State Sen. Nancy Skinner, D-Berkeley, has announced the “Child Support Reform Act,” which seeks to ensure that low-income families receive all the child support payments to which they are entitled. The act, Senate Bill 337, would overturn a decades-old law under which child-support payments meant for families who receive CalWORKs benefits go to the state rather than to the families and children.

“The Child Support Reform Act will right a historic wrong,” Skinner said. “Last year, more than 1.2 million California children living in or near poverty did not receive the full child support payments made by their parents. California must stop taking the lion’s share of support payments that rightfully belong to families and kids.”

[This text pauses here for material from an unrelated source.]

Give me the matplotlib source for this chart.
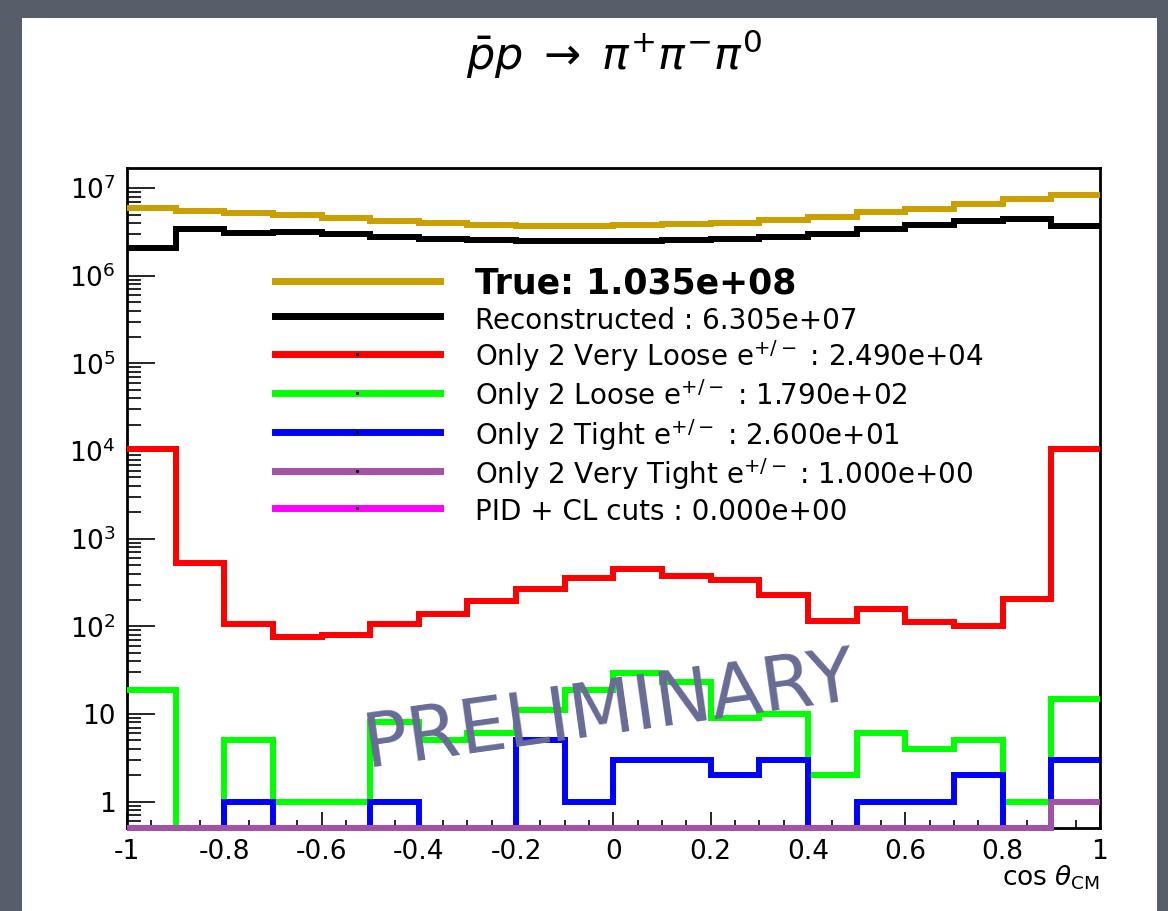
import numpy as np
import matplotlib.pyplot as plt
from matplotlib.lines import Line2D
from matplotlib.patches import Rectangle
from matplotlib.ticker import FixedLocator, LogLocator, MultipleLocator, FuncFormatter, NullFormatter

plt.rcParams['font.family'] = ['DejaVu Sans']
plt.rcParams['mathtext.fontset'] = 'dejavusans'
plt.rcParams['axes.unicode_minus'] = False

# cos(theta_CM) binning, 20 bins from -1 to 1
bin_edges = [-1.0, -0.9, -0.8, -0.7, -0.6, -0.5, -0.4, -0.3, -0.2, -0.1, 0.0,
             0.1, 0.2, 0.3, 0.4, 0.5, 0.6, 0.7, 0.8, 0.9, 1.0]

# bin contents
true_counts = [5.97e6, 5.48e6, 5.25e6, 4.90e6, 4.57e6, 4.25e6, 4.04e6, 3.83e6, 3.73e6, 3.70e6,
               3.77e6, 3.93e6, 4.04e6, 4.30e6, 4.68e6, 5.33e6, 5.82e6, 6.53e6, 7.45e6, 8.47e6]
reco_counts = [2.08e6, 3.45e6, 3.08e6, 3.16e6, 3.00e6, 2.77e6, 2.65e6, 2.54e6, 2.48e6, 2.49e6,
               2.48e6, 2.54e6, 2.65e6, 2.77e6, 3.02e6, 3.39e6, 3.77e6, 4.17e6, 4.47e6, 3.66e6]
very_loose = [10500, 533, 107, 76, 79, 107, 139, 194, 268, 357,
              452, 380, 339, 225, 114, 158, 111, 100, 203, 10458]
loose = [19, 0, 5, 1, 1, 8, 5, 6, 11, 19, 29, 23, 9, 10, 2, 6, 4, 5, 1, 15]
tight = [0, 0, 1, 0, 0, 1, 0, 0, 5, 1, 3, 3, 2, 3, 0, 1, 1, 2, 0, 3]
very_tight = [0, 0, 0, 0, 0, 0, 0, 0, 0, 0, 0, 0, 0, 0, 0, 0, 0, 0, 0, 1]
pid_cl = [0, 0, 0, 0, 0, 0, 0, 0, 0, 0, 0, 0, 0, 0, 0, 0, 0, 0, 0, 0]

names = ['True', 'Reconstructed ', r'Only 2 Very Loose e$^{+/-}$ ', r'Only 2 Loose e$^{+/-}$ ',
         r'Only 2 Tight e$^{+/-}$ ', r'Only 2 Very Tight e$^{+/-}$ ', 'PID + CL cuts ']
totals = [1.035e8, 6.305e7, 2.490e4, 1.790e2, 2.600e1, 1.000e0, 0.0]
colors = ['#c9a000', 'black', '#ff0000', '#00ff00', '#0000ff', '#a452a8', '#ff00ff']
series = [true_counts, reco_counts, very_loose, loose, tight, very_tight, pid_cl]

ymin, ymax = 0.5, 1.7e7
y_major = [1, 10, 1e2, 1e3, 1e4, 1e5, 1e6, 1e7]

fig = plt.figure(figsize=(11.68, 9.11), dpi=100, facecolor='#585d6a')
# white slide panel
fig.add_artist(Rectangle((0.0188, 0.0), 0.9717, 0.98, transform=fig.transFigure,
                         facecolor='white', edgecolor='none', zorder=-1))

ax = fig.add_axes([0.1087, 0.0911, 0.833, 0.7245])
ax.set_yscale('log')
ax.set_xlim(-1, 1)
ax.set_ylim(ymin, ymax)

# empty histogram (PID + CL) is not drawn, only listed in the legend
for i, (vals, c) in enumerate(zip(series[:6], colors[:6])):
    ax.stairs(np.clip(np.array(vals, dtype=float), ymin, None), bin_edges,
              color=c, lw=4.3, baseline=None, clip_on=False, zorder=3 + i)

# legend
handles = []
for i, c in enumerate(colors):
    if i < 2:
        handles.append(Line2D([], [], color=c, lw=5))
    else:
        handles.append(Line2D([], [], color=c, lw=5, marker='s', ms=1.2, mfc='k', mec='k'))
labels = ['True: %.3e' % totals[0]] + ['%s: %.3e' % (n, t) for n, t in zip(names[1:], totals[1:])]
leg = ax.legend(handles, labels, loc='upper left', bbox_to_anchor=(0.152, 0.851),
                frameon=False, fontsize=20, handlelength=5.94, handletextpad=1.26,
                handleheight=1.35, labelspacing=0.12, borderpad=0, borderaxespad=0,
                numpoints=1)
leg.get_texts()[0].set_fontweight('bold')
leg.get_texts()[0].set_fontsize(25)


def xfmt(v, pos):
    if abs(v) < 1e-9:
        return '0'
    return '%g' % round(v, 1)


def yfmt(v, pos):
    e = int(round(np.log10(v)))
    if e == 0:
        return '1'
    if e == 1:
        return '10'
    return r'$\mathdefault{10^{%d}}$' % e


ax.xaxis.set_major_locator(MultipleLocator(0.2))
ax.xaxis.set_minor_locator(MultipleLocator(0.05))
ax.xaxis.set_major_formatter(FuncFormatter(xfmt))
ax.yaxis.set_major_locator(FixedLocator(y_major))
ax.yaxis.set_minor_locator(LogLocator(base=10, subs=np.arange(2, 10), numticks=20))
ax.yaxis.set_major_formatter(FuncFormatter(yfmt))
ax.yaxis.set_minor_formatter(NullFormatter())

ax.tick_params(axis='both', which='both', direction='in', width=1.2, labelsize=19)
ax.tick_params(axis='y', which='major', length=20, pad=8)
ax.tick_params(axis='y', which='minor', length=10)
ax.tick_params(axis='x', which='major', length=11.5, pad=8)
ax.tick_params(axis='x', which='minor', length=6)
for sp in ax.spines.values():
    sp.set_linewidth(2)

fig.text(0.9418, 0.0285, r'cos $\theta_{\mathrm{CM}}$', ha='right', va='baseline', fontsize=19)
fig.text(0.526, 0.923, r'$\bar{p}p\;\rightarrow\;\pi^{+}\pi^{-}\pi^{0}$',
         ha='center', va='baseline', fontsize=32)
fig.text(0.522, 0.2185, 'PRELIMINARY', fontsize=54, color='#686b94', rotation=8,
         ha='center', va='center', rotation_mode='anchor', zorder=10)

fig.savefig('out.png', dpi=100, facecolor=fig.get_facecolor())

Under a California law that dates back to the administration of Republican Gov. Pete Wilson, when a non-custodial parent makes a child support payment to a parent and child who receive CalWORKs benefits, the payment doesn’t actually go to the custodial parent and child. Instead, all but $50 of it goes to the state. The rationale behind the law was that the state should be “reimbursed” for providing CalWORKs benefits to low-income families and children. It was also designed to discourage parents with children from going on welfare.

“Most people don’t realize that when a child support payment is made to a low-income child, all but $50 of it goes to the state,” said Jessica Bartholow of the Western Center on Law and Poverty, which is co-sponsoring SB 337.